In these environments, “safe spaces” extend into delivery practices. By limiting challenge, they reduce the system’s capacity to detect and correct failure.
What appears as maturity often reflects the absence of pressure.
What the Evidence Actually Suggests
Research on psychological safety, associated with Amy Edmondson and popularised by Google’s Project Aristotle, often suffers from oversimplification.
Psychological safety correlates with performance, but it does not cause it in isolation.
Project Aristotle identified five drivers of effective teams: psychological safety, dependability, structure and clarity, meaning, and impact. Safety ranked highly, yet only alongside clear expectations and reliable execution. Teams scoring high on safety but low on dependability or clarity did not outperform.
In Edmondson’s work, teams with high safety and low standards tend toward a “comfort zone”, while high standards with low safety create an “anxiety zone”. Only the combination produces a “learning zone”, where performance improves over time.
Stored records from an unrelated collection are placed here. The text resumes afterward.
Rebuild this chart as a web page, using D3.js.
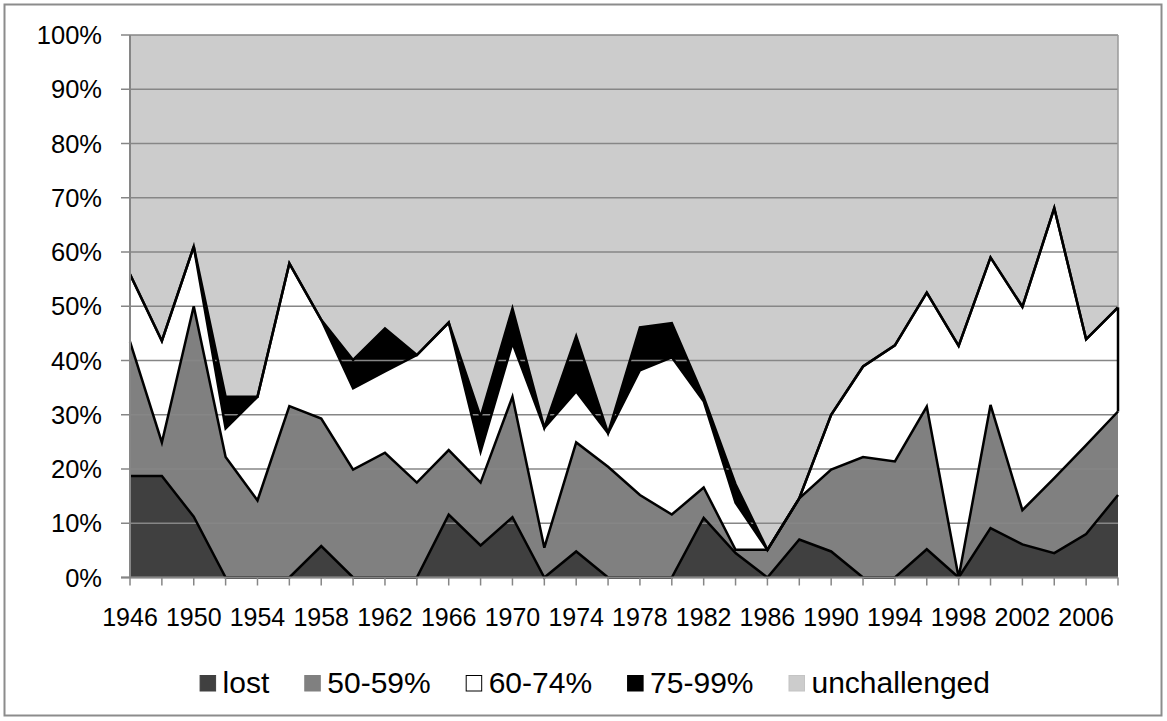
<!DOCTYPE html>
<html>
<head>
<meta charset="utf-8">
<script src="https://cdn.jsdelivr.net/npm/d3@7"></script>
<style>
html,body{margin:0;padding:0;background:#fff;}
svg{display:block;}
text{font-family:"Liberation Sans",Arial,sans-serif;fill:#000;}
</style>
</head>
<body>
<svg id="chart" width="1167" height="721"></svg>
<script>
// ---- data (percent of seats) ----
const years = [1946,1948,1950,1952,1954,1956,1958,1960,1962,1964,1966,1968,1970,1972,1974,1976,
               1978,1980,1982,1984,1986,1988,1990,1992,1994,1996,1998,2000,2002,2004,2006,2008];
const lost         = [18.7,18.7,11.2,0,0,0,5.8,0,0,0,11.6,5.9,11.1,0,4.8,0,0,0,11.0,4.5,0,7.0,4.8,0,0,5.2,0,9.1,6.1,4.5,8.0,15.2];
const pct50_59     = [24.8,6.2,38.8,22.2,14.2,31.6,23.5,19.9,23.0,17.5,11.9,11.6,22.2,5.5,20.1,20.4,15.2,11.6,5.6,0.6,5.1,7.6,15.1,22.2,21.4,26.3,0,22.7,6.3,13.8,16.4,15.4];
const pct60_74     = [12.4,18.7,11.0,5.3,19.1,26.3,18.2,15.0,15.0,23.5,23.5,5.7,9.9,22.1,9.4,6.2,23.0,29.0,15.9,8.7,0,0,10.1,16.7,21.4,21.0,42.7,27.2,37.5,49.8,19.5,19.2];
const pct75_99     = [0,0,0,5.8,0,0,0,5.2,7.9,0,0,6.4,6.4,0,10.2,0,7.9,6.3,0.8,3.4,0,0,0,0,0,0,0,0,0,0,0,0];
const unchallenged = [44.1,56.4,39.0,66.7,66.7,42.1,52.5,59.9,54.1,59.0,53.0,70.4,50.4,72.4,55.5,73.4,53.9,53.1,66.7,82.8,94.9,85.4,70.0,61.1,57.2,47.5,57.3,41.0,50.1,31.9,56.1,50.2];
const seriesNames  = ["lost","50-59%","60-74%","75-99%","unchallenged"];
const seriesValues = [lost,pct50_59,pct60_74,pct75_99,unchallenged];
const seriesColors = ["#404040","#808080","#ffffff","#000000","#cccccc"];
const yTicks = [0,10,20,30,40,50,60,70,80,90,100];
const xLabelYears = years.filter((y,i)=>i%2===0 && y<=2006);

// ---- layout ----
const svg = d3.select("#chart");
const L = 130, R = 1118, T = 35, B = 577.5;
const x = d3.scalePoint().domain(years).range([L,R]);
const y = d3.scaleLinear().domain([0,100]).range([B,T]);

// outer frame
svg.append("rect").attr("x",4.5).attr("y",4.5).attr("width",1157).attr("height",711)
  .attr("fill","#fff").attr("stroke","#8c8c8c").attr("stroke-width",2);

// stacked data
const rows = years.map((yr,i)=>{
  const o = {year:yr};
  seriesNames.forEach((n,k)=>o[n]=seriesValues[k][i]);
  return o;
});
const stacked = d3.stack().keys(seriesNames)(rows);

const area = d3.area().x(d=>x(d.data.year)).y0(d=>y(d[0])).y1(d=>y(d[1]));
svg.append("g").selectAll("path").data(stacked).join("path")
  .attr("d",area).attr("fill",(d,i)=>seriesColors[i]).attr("stroke","none");

// gridlines (over fills)
svg.append("g").selectAll("line").data(yTicks).join("line")
  .attr("x1",L-9).attr("x2",R).attr("y1",d=>y(d)).attr("y2",d=>y(d))
  .attr("stroke","#868686").attr("stroke-width",1.6);

// series outlines (top edges)
const topLine = d3.line().x(d=>x(d.data.year)).y(d=>y(d[1]));
svg.append("g").selectAll("path").data(stacked.slice(0,4)).join("path")
  .attr("d",topLine).attr("fill","none").attr("stroke","#000").attr("stroke-width",2.5)
  .attr("stroke-linejoin","miter");
// right edge of 60-74% band
const lastW = stacked[2][years.length-1];
svg.append("line").attr("x1",R).attr("x2",R).attr("y1",y(lastW[0])).attr("y2",y(lastW[1]))
  .attr("stroke","#000").attr("stroke-width",2.5);

// axes
svg.append("line").attr("x1",L).attr("x2",L).attr("y1",T).attr("y2",B)
  .attr("stroke","#868686").attr("stroke-width",2);
svg.append("line").attr("x1",R).attr("x2",R).attr("y1",T).attr("y2",y(lastW[1]))
  .attr("stroke","#9a9a9a").attr("stroke-width",1.5);
svg.append("line").attr("x1",L-9).attr("x2",R).attr("y1",B).attr("y2",B)
  .attr("stroke","#868686").attr("stroke-width",2);
svg.append("g").selectAll("line").data(years).join("line")
  .attr("x1",d=>x(d)).attr("x2",d=>x(d)).attr("y1",B).attr("y2",B+8)
  .attr("stroke","#868686").attr("stroke-width",1.5);

// y labels
svg.append("g").selectAll("text").data(yTicks).join("text")
  .attr("x",102).attr("y",d=>y(d)).attr("dy","0.36em").attr("text-anchor","end")
  .attr("font-size",25.5).text(d=>d+"%");
// x labels
svg.append("g").selectAll("text").data(xLabelYears).join("text")
  .attr("x",d=>x(d)).attr("y",626).attr("text-anchor","middle")
  .attr("font-size",25).text(d=>d);

// legend
const legendFont = 30;
const lg = svg.append("g");
const tmp = lg.append("text").attr("font-size",legendFont);
let pos = 0; const gapBox=6.5, gapItem=35, box=16.5;
const laid = seriesNames.map((n,i)=>{
  tmp.text(n); const tw = tmp.node().getComputedTextLength();
  const it = {n,i,x:pos,tw}; pos += box+gapBox+tw+gapItem; return it;
});
tmp.remove();
const totalW = pos - gapItem;
const startX = 990 - totalW;
laid.forEach(it=>{
  const g = lg.append("g").attr("transform",`translate(${startX+it.x},0)`);
  g.append("rect").attr("x",0.5).attr("y",675.5).attr("width",box-1).attr("height",box-1)
    .attr("fill",seriesColors[it.i]).attr("stroke", it.i===2?"#000":(it.i===4?"#c4c4c4":seriesColors[it.i])).attr("stroke-width",1);
  g.append("text").attr("x",box+gapBox).attr("y",693).attr("font-size",legendFont).text(it.n);
});
</script>
</body>
</html>
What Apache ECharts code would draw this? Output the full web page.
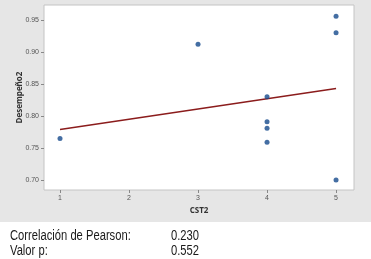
<!DOCTYPE html>
<html>
<head>
<meta charset="utf-8">
<script src="https://cdn.jsdelivr.net/npm/echarts@6/dist/echarts.min.js"></script>
<style>
  html, body { margin: 0; padding: 0; background: #ffffff; }
  #chart { width: 371px; height: 259px; }
</style>
</head>
<body>
<div id="chart"></div>
<script>
// datos del diagrama de dispersion
var cst2 = [1, 3, 4, 4, 4, 4, 5, 5, 5];
var desempeno2 = [0.765, 0.912, 0.830, 0.791, 0.781, 0.759, 0.956, 0.930, 0.700];
// recta ajustada (extremos)
var fitX = [1, 5];
var fitY = [0.779, 0.843];
var xTicks = [1, 2, 3, 4, 5];
var yTicks = [0.70, 0.75, 0.80, 0.85, 0.90, 0.95];
var statLabels = ['Correlación de Pearson:', 'Valor p:'];
var statValues = ['0.230', '0.552'];

var myChart = echarts.init(document.getElementById('chart'));

var points = [];
for (var i = 0; i < cst2.length; i++) {
    points.push([cst2[i], desempeno2[i]]);
}
var fitLine = [];
for (var j = 0; j < fitX.length; j++) {
    fitLine.push([fitX[j], fitY[j]]);
}

// texto de estadisticos bajo el grafico (fuente algo estrecha)
var statFont = '14px "Liberation Sans", Arial, sans-serif';
var textItems = [];
for (var k = 0; k < statLabels.length; k++) {
    textItems.push({
        type: 'text', x: 10, y: 229 + k * 15, scaleX: 0.8,
        style: { text: statLabels[k], fill: '#1a1a1a', font: statFont }
    });
    textItems.push({
        type: 'text', x: 171, y: 229 + k * 15, scaleX: 0.8,
        style: { text: statValues[k], fill: '#1a1a1a', font: statFont }
    });
}

var option = {
    animation: false,
    backgroundColor: '#ffffff',
    graphic: [
        {
            type: 'rect', left: 0, top: 0, z: -10,
            shape: { width: 371, height: 222 },
            style: { fill: '#e6e6e6' }
        }
    ].concat(textItems),
    grid: {
        left: 44, right: 17, top: 5, bottom: 69,
        show: true, backgroundColor: '#ffffff', borderColor: '#c4c4c4', borderWidth: 1
    },
    xAxis: {
        type: 'value',
        min: 0.768, max: 5.26,
        name: 'CST2', nameLocation: 'middle', nameGap: 17,
        nameTextStyle: { color: '#333', fontSize: 8, fontWeight: 'bold', fontFamily: 'Open Sans' },
        axisLine: { show: false },
        splitLine: { show: false },
        axisTick: { show: true, customValues: xTicks, length: 3, lineStyle: { color: '#888' } },
        axisLabel: { customValues: xTicks, color: '#555', fontSize: 7, margin: 5 }
    },
    yAxis: {
        type: 'value',
        min: 0.6844, max: 0.9734,
        name: 'Desempeño2', nameLocation: 'middle', nameGap: 20, nameMoveOverlap: false,
        nameTextStyle: { color: '#333', fontSize: 8, fontWeight: 'bold', fontFamily: 'Open Sans' },
        axisLine: { show: false },
        splitLine: { show: false },
        axisTick: { show: true, customValues: yTicks, length: 3, lineStyle: { color: '#888' } },
        axisLabel: {
            customValues: yTicks, color: '#555', fontSize: 7, margin: 5,
            formatter: function (v) { return v.toFixed(2); }
        }
    },
    series: [
        {
            type: 'line',
            data: fitLine,
            symbol: 'none',
            lineStyle: { color: '#8b1c1c', width: 1.5 },
            z: 2
        },
        {
            type: 'scatter',
            data: points,
            symbolSize: 5,
            itemStyle: { color: '#154a8c' },
            z: 3
        }
    ]
};
myChart.setOption(option);
</script>
</body>
</html>
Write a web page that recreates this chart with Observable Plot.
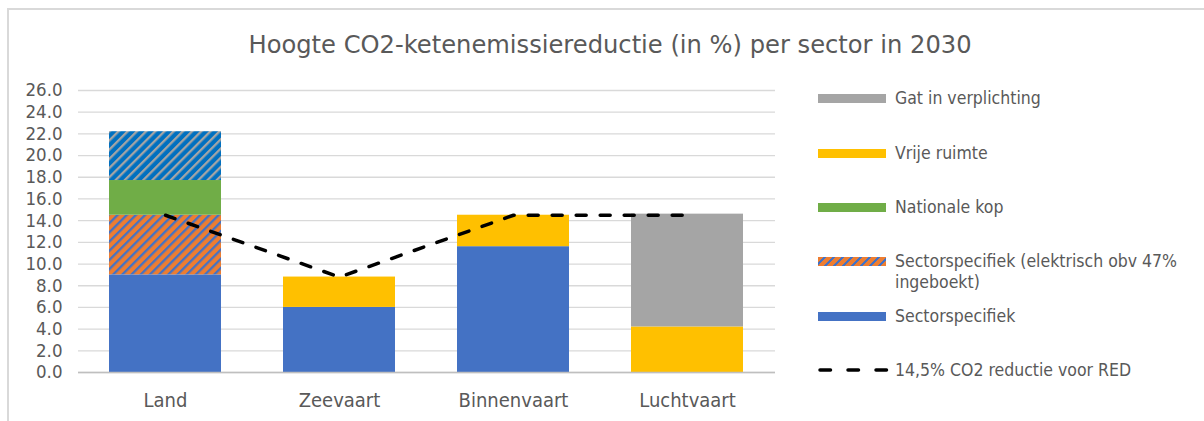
<!DOCTYPE html>
<html>
<head>
<meta charset="utf-8">
<script src="https://cdn.jsdelivr.net/npm/d3@7"></script>
<script src="https://cdn.jsdelivr.net/npm/@observablehq/plot@0.6"></script>
<style>
  html, body { margin: 0; padding: 0; background: #fff; }
  #wrap { position: relative; width: 1204px; height: 421px; overflow: hidden; font-family: "DejaVu Sans Condensed", "DejaVu Sans", sans-serif; color: #595959; }
  #frame { position: absolute; left: 7px; top: 8px; width: 1300px; height: 500px; border-left: 2px solid #D9D9D9; border-top: 2px solid #D9D9D9; }
  #title { position: absolute; left: 0; top: 33px; width: 1220px; text-align: center; font-family: "DejaVu Sans", sans-serif; font-size: 24.2px; line-height: 24px; color: #595959; white-space: nowrap; }
  #chart { position: absolute; left: 0; top: 0; }
  #legend { position: absolute; left: 818px; top: 0; font-size: 17.5px; color: #595959; }
  .li { position: absolute; left: 0; white-space: nowrap; }
  .sw { position: absolute; left: 0; width: 68px; height: 9.5px; }
  .lt { position: absolute; left: 77px; top: 0; line-height: 21px; }
</style>
</head>
<body>
<div id="wrap">
  <div id="frame"></div>
  <div id="title">Hoogte CO2-ketenemissiereductie (in %) per sector in 2030</div>
  <div id="chart"></div>
  <div id="legend"></div>
</div>
<script>
// ---- data ----
const categories = ["Land", "Zeevaart", "Binnenvaart", "Luchtvaart"];
const seriesNames = [
  "Sectorspecifiek",
  "Sectorspecifiek (elektrisch obv 47% ingeboekt)",
  "Nationale kop",
  "Land (gearceerd)",
  "Vrije ruimte",
  "Gat in verplichting"
];
const sectorspecifiek = [9.0, 6.0, 11.6, 0];
const elektrisch      = [5.5, 0, 0, 0];
const nationaleKop    = [3.2, 0, 0, 0];
const landGearceerd   = [4.5, 0, 0, 0];
const vrijeRuimte     = [0, 2.8, 2.9, 4.2];
const gatVerplichting = [0, 0, 0, 10.4];
const redLine         = [14.5, 8.8, 14.5, 14.5];
const yTicks = [0, 2, 4, 6, 8, 10, 12, 14, 16, 18, 20, 22, 24, 26];

const seriesValues = [sectorspecifiek, elektrisch, nationaleKop, landGearceerd, vrijeRuimte, gatVerplichting];
const seriesFills = ["#4472C4", "url(#hatchOrange)", "#70AD47", "url(#hatchBlue)", "#FFC000", "#A5A5A5"];

const bars = [];
categories.forEach((c, i) => {
  seriesNames.forEach((s, j) => {
    const v = seriesValues[j][i];
    if (v > 0) bars.push({cat: c, series: s, value: v});
  });
});
const lineData = categories.map((c, i) => ({cat: c, value: redLine[i]}));

const FONT = "DejaVu Sans Condensed, DejaVu Sans, sans-serif";
const chart = Plot.plot({
  width: 800,
  height: 421,
  marginTop: 90,
  marginBottom: 49,
  marginLeft: 78,
  marginRight: 25,
  style: {fontFamily: FONT, color: "#595959", background: "transparent"},
  x: {domain: categories, paddingInner: 0.354, paddingOuter: 0.17, label: null},
  y: {domain: [0, 26], label: null},
  color: {type: "ordinal", domain: seriesNames, range: seriesFills},
  marks: [
    Plot.gridY(yTicks, {stroke: "#D9D9D9", strokeOpacity: 1, strokeWidth: 1.3}),
    Plot.axisY(yTicks, {tickSize: 0, tickPadding: 16, tickFormat: d => d.toFixed(1), fontSize: 18.5, fill: "#595959", label: null}),
    Plot.axisX({tickSize: 0, tickPadding: 20, fontSize: 20, fill: "#595959", label: null}),
    Plot.barY(bars, {x: "cat", y: "value", fill: "series", order: seriesNames}),
    Plot.ruleY([0], {stroke: "#BFBFBF", strokeWidth: 1.5}),
    Plot.line(lineData, {x: "cat", y: "value", stroke: "#000", strokeWidth: 3.5, strokeDasharray: "10,14", strokeLinecap: "round"})
  ]
});

const svg = d3.select(chart);
const defs = svg.insert("defs", ":first-child");
function hatch(id, bg, fg) {
  const p = defs.append("pattern").attr("id", id).attr("patternUnits", "userSpaceOnUse")
    .attr("width", 6.5).attr("height", 6.5).attr("patternTransform", "rotate(45)");
  p.append("rect").attr("width", 6.5).attr("height", 6.5).attr("fill", bg);
  p.append("rect").attr("x", 0).attr("width", 2.3).attr("height", 6.5).attr("fill", fg);
}
hatch("hatchOrange", "#ED7D31", "#4472C4");
hatch("hatchBlue", "#0070C0", "#A5A5A5");
document.getElementById("chart").appendChild(chart);

// ---- legend ----
const legendItems = [
  {label: "Gat in verplichting", fill: "#A5A5A5", y: 98},
  {label: "Vrije ruimte", fill: "#FFC000", y: 153},
  {label: "Nationale kop", fill: "#70AD47", y: 207},
  {label: "Sectorspecifiek (elektrisch obv 47%<br>ingeboekt)", fill: "repeating-linear-gradient(-45deg, #ED7D31 0 4px, #4472C4 4px 6.3px)", y: 261},
  {label: "Sectorspecifiek", fill: "#4472C4", y: 316},
  {label: "14,5% CO2 reductie voor RED", line: true, y: 370}
];
const lg = document.getElementById("legend");
legendItems.forEach(it => {
  const d = document.createElement("div");
  d.className = "li";
  d.style.top = (it.y - 10) + "px";
  if (it.line) {
    d.innerHTML = `<svg class="sw" style="top:5px;height:10px;overflow:visible" width="70" height="10"><line x1="2" y1="5" x2="70" y2="5" stroke="#000" stroke-width="3.5" stroke-dasharray="10.5,17.5" stroke-linecap="round"/></svg><span class="lt">${it.label}</span>`;
  } else {
    d.innerHTML = `<div class="sw" style="top:5.5px;background:${it.fill}"></div><span class="lt">${it.label}</span>`;
  }
  lg.appendChild(d);
});
</script>
</body>
</html>
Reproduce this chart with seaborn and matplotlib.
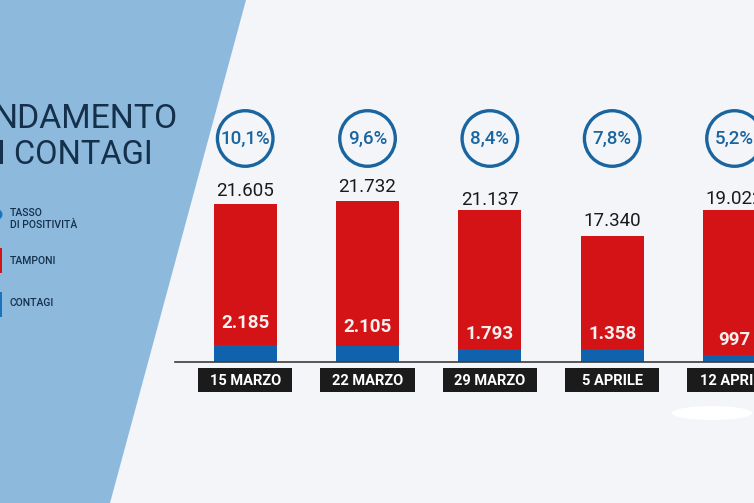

High-performing teams report higher safety because they trust competence, operate within clear standards, and deliver consistently. Safety emerges from a functioning system.
The key lies in balance:
High psychological safety combined with high accountability supports performance.
High safety without standards creates comfort. High standards without safety creates anxiety. Neither produces sustained results.
What Strong Teams Optimise For
Strong teams do not optimise for comfort. They optimise for truth.
They cultivate environments where feedback remains precise, disagreement remains acceptable, and mistakes surface early. They separate intent from impact without allowing either to dominate. They sustain tension long enough to resolve it.
Such environments demand both resilience and discipline. They require individuals capable of handling friction without escalation and correction without personalisation.
A More Honest Set of Questions
Most organisations ask the wrong question: whether people feel safe.
The question proves easy to measure and easy to present, yet provides little operational value.
- A more useful approach involves sharper probes.
- How quickly does a mistake become visible within the system?
- What follows when someone challenges a decision?
- Do incidents lead to corrective action or balanced narratives?
- Who can state that something is wrong without preparing a political defence?
- How often does truth prevail over consensus?
- Where does work slow because no one wishes to introduce tension?
These questions do not measure comfort. They reveal whether the organisation can confront reality without destabilising itself.
Closing
Psychological safety remains necessary, yet insufficient on its own.
When misunderstood, it shields organisations from discomfort. Progress, however, requires engagement with discomfort.
A team that feels safe yet fails to improve has redefined safety. It no longer enables truth. It protects from it.
That condition does not represent safety. It reflects drift.
High-performing organisations converge toward a demanding principle: environments where ideas face challenge without fear, and where growth depends on merit rather than alignment with prevailing narratives. Truth must outrun comfort, and contribution must outweigh conformity.
Without that balance, no degree of safety can compensate for the loss of reality.